Warm Baked Egg Cocotte, Brown Crab Toasts and White Crabmeat Salad
First and Main Courses
Our first course of ‘Warm Baked Egg Cocotte, Brown Crab Toasts and White Crabmeat Salad’ was accompanied by the Rosé 2009.
Also a blend, the Pinot Noir-dominant red berry flavours worked superbly with the sweetness of the crab meat. Tasting notes from these two wines are to be found in my earlier article. We then had the pleasure of drinking the wonderfully elegant, rich and complex Blanc de Blancs 1998 with our main course of ‘Roast Breast of Free Range Chicken with Summer Beans, Peas and Asparagus, Truffle Oil and Jus’. The depth and development of toasted notes, fruit, nuts and gentle spice make this wine a particularly good accompaniment to stronger-flavoured food.
Dessert and a Shout-Out!
Our final course of ‘Apple Tart, Homemade Cinnamon Ice-cream, Blackberry and Crème Chiboust Trifle’
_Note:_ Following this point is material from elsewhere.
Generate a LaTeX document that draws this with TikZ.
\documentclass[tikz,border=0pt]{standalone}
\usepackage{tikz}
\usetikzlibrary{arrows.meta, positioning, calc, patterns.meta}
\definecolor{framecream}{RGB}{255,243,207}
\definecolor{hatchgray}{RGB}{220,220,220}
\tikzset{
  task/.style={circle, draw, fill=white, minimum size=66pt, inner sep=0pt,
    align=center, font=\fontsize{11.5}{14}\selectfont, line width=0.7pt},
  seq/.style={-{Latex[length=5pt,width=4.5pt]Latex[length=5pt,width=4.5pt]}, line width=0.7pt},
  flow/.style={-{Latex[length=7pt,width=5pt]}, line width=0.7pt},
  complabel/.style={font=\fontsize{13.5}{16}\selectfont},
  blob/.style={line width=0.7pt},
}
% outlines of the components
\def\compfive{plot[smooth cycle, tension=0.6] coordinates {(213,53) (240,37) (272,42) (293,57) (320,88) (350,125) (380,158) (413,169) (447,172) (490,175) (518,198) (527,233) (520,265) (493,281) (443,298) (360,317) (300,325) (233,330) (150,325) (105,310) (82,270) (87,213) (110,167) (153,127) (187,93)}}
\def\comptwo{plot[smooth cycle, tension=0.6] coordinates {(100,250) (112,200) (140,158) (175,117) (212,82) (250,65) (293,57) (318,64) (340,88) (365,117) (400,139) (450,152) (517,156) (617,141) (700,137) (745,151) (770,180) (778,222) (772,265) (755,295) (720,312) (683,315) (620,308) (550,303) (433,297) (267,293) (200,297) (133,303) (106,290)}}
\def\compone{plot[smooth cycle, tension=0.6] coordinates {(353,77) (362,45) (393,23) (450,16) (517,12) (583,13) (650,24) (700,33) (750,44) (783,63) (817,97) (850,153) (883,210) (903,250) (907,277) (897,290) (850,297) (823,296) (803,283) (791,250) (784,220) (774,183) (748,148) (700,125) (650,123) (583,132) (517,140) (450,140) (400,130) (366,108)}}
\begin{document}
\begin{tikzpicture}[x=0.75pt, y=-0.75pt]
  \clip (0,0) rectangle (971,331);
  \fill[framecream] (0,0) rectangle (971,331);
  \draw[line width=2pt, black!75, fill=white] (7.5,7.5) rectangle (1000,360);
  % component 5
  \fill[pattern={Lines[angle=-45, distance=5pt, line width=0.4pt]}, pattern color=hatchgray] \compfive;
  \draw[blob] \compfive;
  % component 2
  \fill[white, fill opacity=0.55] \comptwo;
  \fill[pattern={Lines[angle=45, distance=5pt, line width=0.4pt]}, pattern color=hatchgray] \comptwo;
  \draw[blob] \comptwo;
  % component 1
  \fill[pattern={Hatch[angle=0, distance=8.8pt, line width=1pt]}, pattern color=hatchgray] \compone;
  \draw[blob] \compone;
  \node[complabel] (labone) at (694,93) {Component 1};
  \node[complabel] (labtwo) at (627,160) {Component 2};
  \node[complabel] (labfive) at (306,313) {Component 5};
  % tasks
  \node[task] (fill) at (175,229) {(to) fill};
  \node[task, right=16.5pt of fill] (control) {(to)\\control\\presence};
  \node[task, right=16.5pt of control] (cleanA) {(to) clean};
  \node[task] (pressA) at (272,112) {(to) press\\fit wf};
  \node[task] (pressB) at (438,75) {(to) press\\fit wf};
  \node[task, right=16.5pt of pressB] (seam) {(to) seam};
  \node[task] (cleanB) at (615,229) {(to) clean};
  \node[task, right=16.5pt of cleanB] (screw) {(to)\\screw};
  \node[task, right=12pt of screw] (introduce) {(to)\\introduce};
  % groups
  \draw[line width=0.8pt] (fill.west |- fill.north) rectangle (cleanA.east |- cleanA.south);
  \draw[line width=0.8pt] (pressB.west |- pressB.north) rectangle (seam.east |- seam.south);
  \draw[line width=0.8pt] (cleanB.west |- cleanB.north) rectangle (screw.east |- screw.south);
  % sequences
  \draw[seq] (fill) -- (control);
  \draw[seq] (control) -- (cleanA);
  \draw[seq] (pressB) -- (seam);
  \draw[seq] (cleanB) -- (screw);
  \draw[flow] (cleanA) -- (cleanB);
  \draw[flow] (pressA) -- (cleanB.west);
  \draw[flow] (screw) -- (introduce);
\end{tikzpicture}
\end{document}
was matched with Nyetimber’s fruity, crisp, slightly honeyed and mineral Demi-Sec NV, also made from 100% Chardonnay. Cherie explained how this wine is approximately four-times as sweet as the other Brut-style wines. This allows the combination of flavours in the dessert and wine to work in harmony without any sense of harsh acidity and the finish is beautifully clean and refreshing.
So there we are – good food, made in a modern British style with local ingredients, drawing on French influences, but with a British identity, all served with top quality English sparkling wine. Negative stereotypes are notoriously difficult to eradicate, but through unadulterated evidence to the contrary and via positive experiences, they can be eroded and ultimately reversed for all but the most stubborn deniers. After all, people used to think that England was too cold and wet for grapes. There may still be a battle for acceptance…
…BUT SURELY THIS IS WORTH FIGHTING FOR AND SHOUTING ABOUT!!!????